Director of Studies Barcelona

Teaching teenagers can be very challenging, rewarding and lots of fun! One of the challenges many teachers face is how to motivate their students in the classroom. With this handy blog post, Oxford House Director Studies in Barcelona, Dan Shepherd, shares his top ten tips to help you motivate your teens!


  1. Arouse their curiosity

Teens are extremely curious creatures. Try to build anticipation by asking them interesting and relevant questions. The internet is full of photos and videos which will help capture their imagination. If they are curious about a topic, text, photo etc. you are much more likely to get them engaged in the following activities.

  1. Make it relevant

No matter how much you shop around, English language coursebooks aimed at adolescents tend to be dull.
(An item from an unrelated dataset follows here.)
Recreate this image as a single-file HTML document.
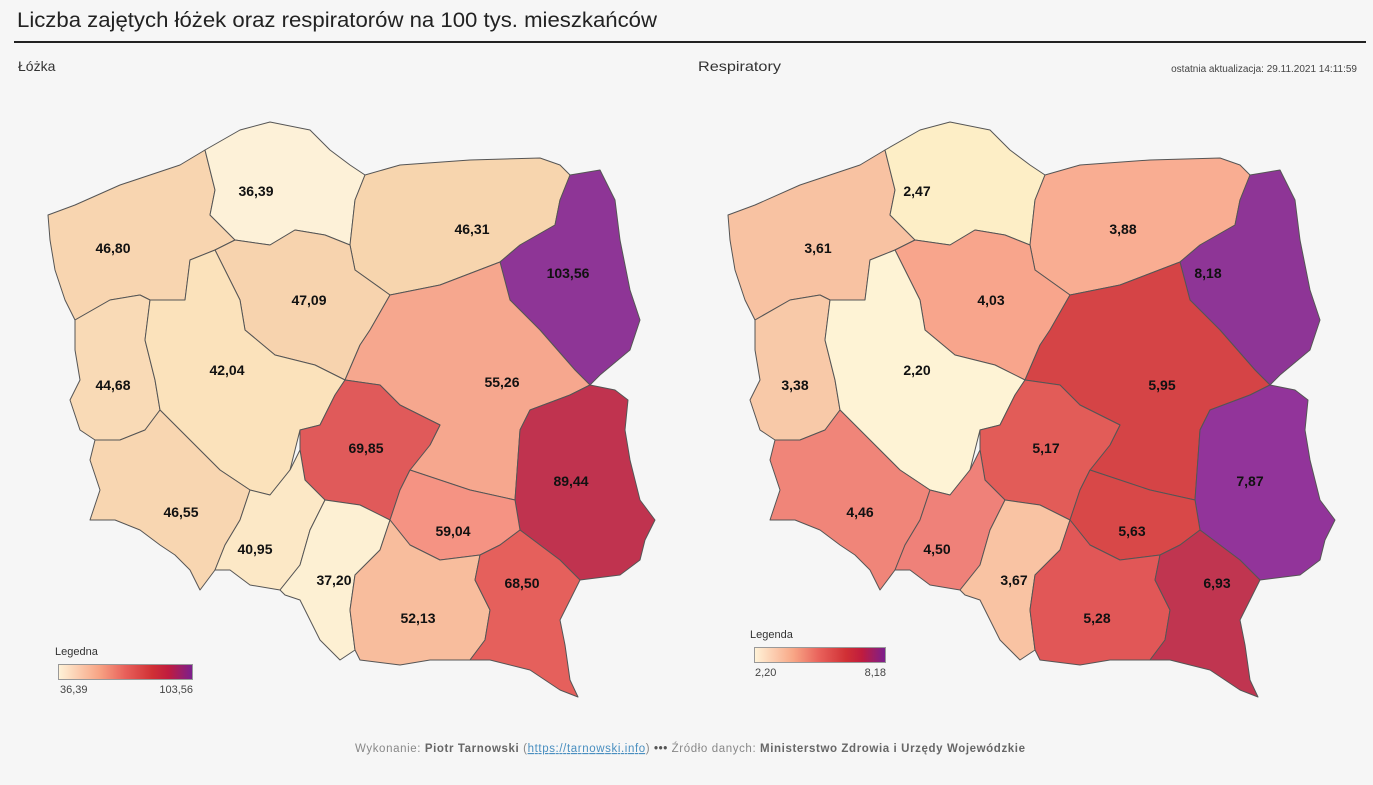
<!DOCTYPE html>
<html><head><meta charset="utf-8">
<style>
html,body{margin:0;padding:0;background:#f6f6f6;}
body{width:1373px;height:780px;overflow:hidden;font-family:"Liberation Sans",sans-serif;}
</style></head><body>
<svg width="1373" height="780" xmlns="http://www.w3.org/2000/svg" font-family="Liberation Sans, sans-serif">
<defs>
<linearGradient id="lg" x1="0" x2="1" y1="0" y2="0">
<stop offset="0" stop-color="#fff3d8"/><stop offset="0.3" stop-color="#f8a585"/><stop offset="0.5" stop-color="#e8605a"/><stop offset="0.7" stop-color="#d03035"/><stop offset="0.82" stop-color="#c01c3e"/><stop offset="1" stop-color="#7a1f8e"/>
</linearGradient>
</defs>
<rect width="1373" height="780" fill="#f6f6f6"/>
<text x="17" y="27" font-size="21" fill="#222" textLength="640" lengthAdjust="spacingAndGlyphs">Liczba zajętych łóżek oraz respiratorów na 100 tys. mieszkańców</text>
<rect x="14" y="41" width="1352" height="2" fill="#222"/>
<text x="18" y="71" font-size="14" fill="#333">Łóżka</text>
<text x="698" y="71" font-size="14" fill="#333" textLength="83" lengthAdjust="spacingAndGlyphs">Respiratory</text>
<text x="1357" y="72" font-size="10" fill="#444" text-anchor="end">ostatnia aktualizacja: 29.11.2021 14:11:59</text>

<g stroke="#555" stroke-width="1" stroke-linejoin="round">
<polygon fill="#f8d5b0" points="48,215 75,205 120,185 180,165 205,150 215,190 210,215 235,240 215,250 190,260 185,300 150,300 140,295 110,300 75,320 65,300 55,270 50,240"/>
<polygon fill="#fdf1d8" points="205,150 240,130 270,122 310,130 330,150 350,165 365,175 355,200 350,245 325,235 295,230 270,245 235,240 210,215 215,190"/>
<polygon fill="#f7d5ae" points="365,175 400,165 470,160 540,158 560,165 570,175 560,200 555,225 520,245 500,262 440,285 390,295 355,270 350,245 355,200"/>
<polygon fill="#8e3596" points="570,175 600,170 615,200 620,240 630,290 640,320 630,350 600,375 590,385 575,370 540,330 510,300 500,262 520,245 555,225 560,200"/>
<polygon fill="#f7d3ae" points="235,240 270,245 295,230 325,235 350,245 355,270 390,295 370,330 360,345 345,380 315,365 275,355 245,330 240,300 215,250"/>
<polygon fill="#f9dab6" points="75,320 110,300 140,295 150,300 145,340 155,380 160,410 145,430 120,440 95,440 80,430 70,400 80,380 75,350"/>
<polygon fill="#fbe2bb" points="150,300 185,300 190,260 215,250 240,300 245,330 275,355 315,365 345,380 335,395 320,425 300,430 290,470 270,495 250,490 220,470 190,440 160,410 155,380 145,340"/>
<polygon fill="#f6a78e" points="390,295 440,285 500,262 510,300 540,330 575,370 590,385 570,395 530,410 520,430 515,500 470,490 440,480 410,470 430,445 440,425 400,405 380,385 345,380 360,345 370,330"/>
<polygon fill="#e05a5a" points="345,380 380,385 400,405 440,425 430,445 410,470 400,490 390,520 360,505 325,500 305,480 300,450 300,430 320,425 335,395"/>
<polygon fill="#c0334f" points="590,385 615,390 628,400 625,430 630,460 640,500 655,520 645,540 640,560 620,575 580,580 560,560 540,545 520,530 515,500 520,430 530,410 570,395"/>
<polygon fill="#f59383" points="410,470 440,480 470,490 515,500 520,530 500,545 480,555 440,560 410,545 390,520 400,490"/>
<polygon fill="#f8d6b1" points="95,440 120,440 145,430 160,410 190,440 220,470 250,490 240,520 225,545 215,570 200,590 190,570 175,555 160,545 140,530 115,520 90,520 100,490 90,460"/>
<polygon fill="#fce8c6" points="250,490 270,495 290,470 300,450 305,480 325,500 310,530 300,565 280,590 250,585 230,570 215,570 225,545 240,520"/>
<polygon fill="#fdf0d3" points="325,500 360,505 390,520 380,550 355,575 350,610 355,650 340,660 320,640 300,600 285,595 280,590 300,565 310,530"/>
<polygon fill="#f8bd9d" points="390,520 410,545 440,560 480,555 475,580 490,610 485,640 470,660 430,660 400,665 360,660 355,650 350,610 355,575 380,550"/>
<polygon fill="#e5605c" points="480,555 500,545 520,530 540,545 560,560 580,580 560,620 565,645 570,680 578,697 560,690 530,670 490,660 470,660 485,640 490,610 475,580"/>
</g>
<g stroke="#555" stroke-width="1" stroke-linejoin="round" transform="translate(680,0)">
<polygon fill="#f8c2a2" points="48,215 75,205 120,185 180,165 205,150 215,190 210,215 235,240 215,250 190,260 185,300 150,300 140,295 110,300 75,320 65,300 55,270 50,240"/>
<polygon fill="#fdeec6" points="205,150 240,130 270,122 310,130 330,150 350,165 365,175 355,200 350,245 325,235 295,230 270,245 235,240 210,215 215,190"/>
<polygon fill="#f9ad92" points="365,175 400,165 470,160 540,158 560,165 570,175 560,200 555,225 520,245 500,262 440,285 390,295 355,270 350,245 355,200"/>
<polygon fill="#8e3596" points="570,175 600,170 615,200 620,240 630,290 640,320 630,350 600,375 590,385 575,370 540,330 510,300 500,262 520,245 555,225 560,200"/>
<polygon fill="#f8a58c" points="235,240 270,245 295,230 325,235 350,245 355,270 390,295 370,330 360,345 345,380 315,365 275,355 245,330 240,300 215,250"/>
<polygon fill="#f8c9a8" points="75,320 110,300 140,295 150,300 145,340 155,380 160,410 145,430 120,440 95,440 80,430 70,400 80,380 75,350"/>
<polygon fill="#fef3d5" points="150,300 185,300 190,260 215,250 240,300 245,330 275,355 315,365 345,380 335,395 320,425 300,430 290,470 270,495 250,490 220,470 190,440 160,410 155,380 145,340"/>
<polygon fill="#d54446" points="390,295 440,285 500,262 510,300 540,330 575,370 590,385 570,395 530,410 520,430 515,500 470,490 440,480 410,470 430,445 440,425 400,405 380,385 345,380 360,345 370,330"/>
<polygon fill="#e25c58" points="345,380 380,385 400,405 440,425 430,445 410,470 400,490 390,520 360,505 325,500 305,480 300,450 300,430 320,425 335,395"/>
<polygon fill="#92349a" points="590,385 615,390 628,400 625,430 630,460 640,500 655,520 645,540 640,560 620,575 580,580 560,560 540,545 520,530 515,500 520,430 530,410 570,395"/>
<polygon fill="#d84848" points="410,470 440,480 470,490 515,500 520,530 500,545 480,555 440,560 410,545 390,520 400,490"/>
<polygon fill="#f08579" points="95,440 120,440 145,430 160,410 190,440 220,470 250,490 240,520 225,545 215,570 200,590 190,570 175,555 160,545 140,530 115,520 90,520 100,490 90,460"/>
<polygon fill="#ef8179" points="250,490 270,495 290,470 300,450 305,480 325,500 310,530 300,565 280,590 250,585 230,570 215,570 225,545 240,520"/>
<polygon fill="#f9c3a3" points="325,500 360,505 390,520 380,550 355,575 350,610 355,650 340,660 320,640 300,600 285,595 280,590 300,565 310,530"/>
<polygon fill="#e15757" points="390,520 410,545 440,560 480,555 475,580 490,610 485,640 470,660 430,660 400,665 360,660 355,650 350,610 355,575 380,550"/>
<polygon fill="#c03550" points="480,555 500,545 520,530 540,545 560,560 580,580 560,620 565,645 570,680 578,697 560,690 530,670 490,660 470,660 485,640 490,610 475,580"/>
</g>

<g font-size="14" font-weight="bold" fill="#111" text-anchor="middle">
<text x="113" y="253">46,80</text>
<text x="256" y="196">36,39</text>
<text x="472" y="234">46,31</text>
<text x="568" y="278">103,56</text>
<text x="309" y="305">47,09</text>
<text x="113" y="390">44,68</text>
<text x="227" y="375">42,04</text>
<text x="502" y="387">55,26</text>
<text x="366" y="453">69,85</text>
<text x="571" y="486">89,44</text>
<text x="453" y="536">59,04</text>
<text x="181" y="517">46,55</text>
<text x="255" y="554">40,95</text>
<text x="334" y="585">37,20</text>
<text x="418" y="623">52,13</text>
<text x="522" y="588">68,50</text>

<text x="818" y="253">3,61</text>
<text x="917" y="196">2,47</text>
<text x="1123" y="234">3,88</text>
<text x="1208" y="278">8,18</text>
<text x="991" y="305">4,03</text>
<text x="795" y="390">3,38</text>
<text x="917" y="375">2,20</text>
<text x="1162" y="390">5,95</text>
<text x="1046" y="453">5,17</text>
<text x="1250" y="486">7,87</text>
<text x="1132" y="536">5,63</text>
<text x="860" y="517">4,46</text>
<text x="937" y="554">4,50</text>
<text x="1014" y="585">3,67</text>
<text x="1097" y="623">5,28</text>
<text x="1217" y="588">6,93</text>
</g>

<text x="55" y="655" font-size="11" fill="#333">Legedna</text>
<rect x="58.5" y="664.5" width="134" height="15" fill="url(#lg)" stroke="#999"/>
<text x="60" y="693" font-size="11" fill="#444">36,39</text>
<text x="193" y="693" font-size="11" fill="#444" text-anchor="end">103,56</text>

<text x="750" y="638" font-size="11" fill="#333">Legenda</text>
<rect x="754.5" y="647.5" width="131" height="15" fill="url(#lg)" stroke="#999"/>
<text x="755" y="676" font-size="11" fill="#444">2,20</text>
<text x="886" y="676" font-size="11" fill="#444" text-anchor="end">8,18</text>

<text x="355" y="752" font-size="11.5" fill="#888" textLength="670" lengthAdjust="spacing">Wykonanie: <tspan font-weight="bold" fill="#666">Piotr Tarnowski</tspan>  (<tspan fill="#4a8fc0" text-decoration="underline">https://tarnowski.info</tspan>)  <tspan font-weight="bold" fill="#555">•••</tspan>  Źródło danych: <tspan font-weight="bold" fill="#666">Ministerstwo Zdrowia i Urzędy Wojewódzkie</tspan></text>
</svg>
</body></html>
You have to remember they are written by people who haven’t been in their teens for at least 2 or 3 decades and therefore tend to be a bit out of touch with what is actually relevant to generation Z. Find out what your students are interested in and then incorporate current events into your lessons.

  1. Embrace technology

Don’t have an interactive whiteboard, a computer lab or access to 15 tablets? That shouldn’t stop you. The majority of your students come to class with a mini-computer in their bags or pockets. Get them out in class. Mobiles can be used for a number of things, from checking tricky words in the dictionary and doing research for a class project to making mini videos and taking interesting photos which can then be used in speaking activities. Worried about them checking their social media or whatsapping their friends during the lesson? Why not give them a short digital break every 15 – 30 minutes.

  1. Don’t be afraid of the L1

If you are teaching a predominantly monolingual class, use it to your advantage. Whether you are checking vocabulary or highlighting differences between the two languages, the students’ L1 is a fantastic tool which should be exploited. It also makes classroom management much easier and can be useful for talking to students about learning, especially at lower levels. You should also make it clear to students exactly when you expect them to only speak English, such as during a communicative activity. Don’t forget to give them the support that they need to be able to do it. 

  1. Challenge them

Nothing motivates people more than trying to overcome a challenge. Make activities difficult. If they know all the answers, they will soon switch off. You obviously don’t want to make it so difficult that they completely give up, but a simple running dictation or memory game to introduce a topic or text could be just what you need to keep them engaged.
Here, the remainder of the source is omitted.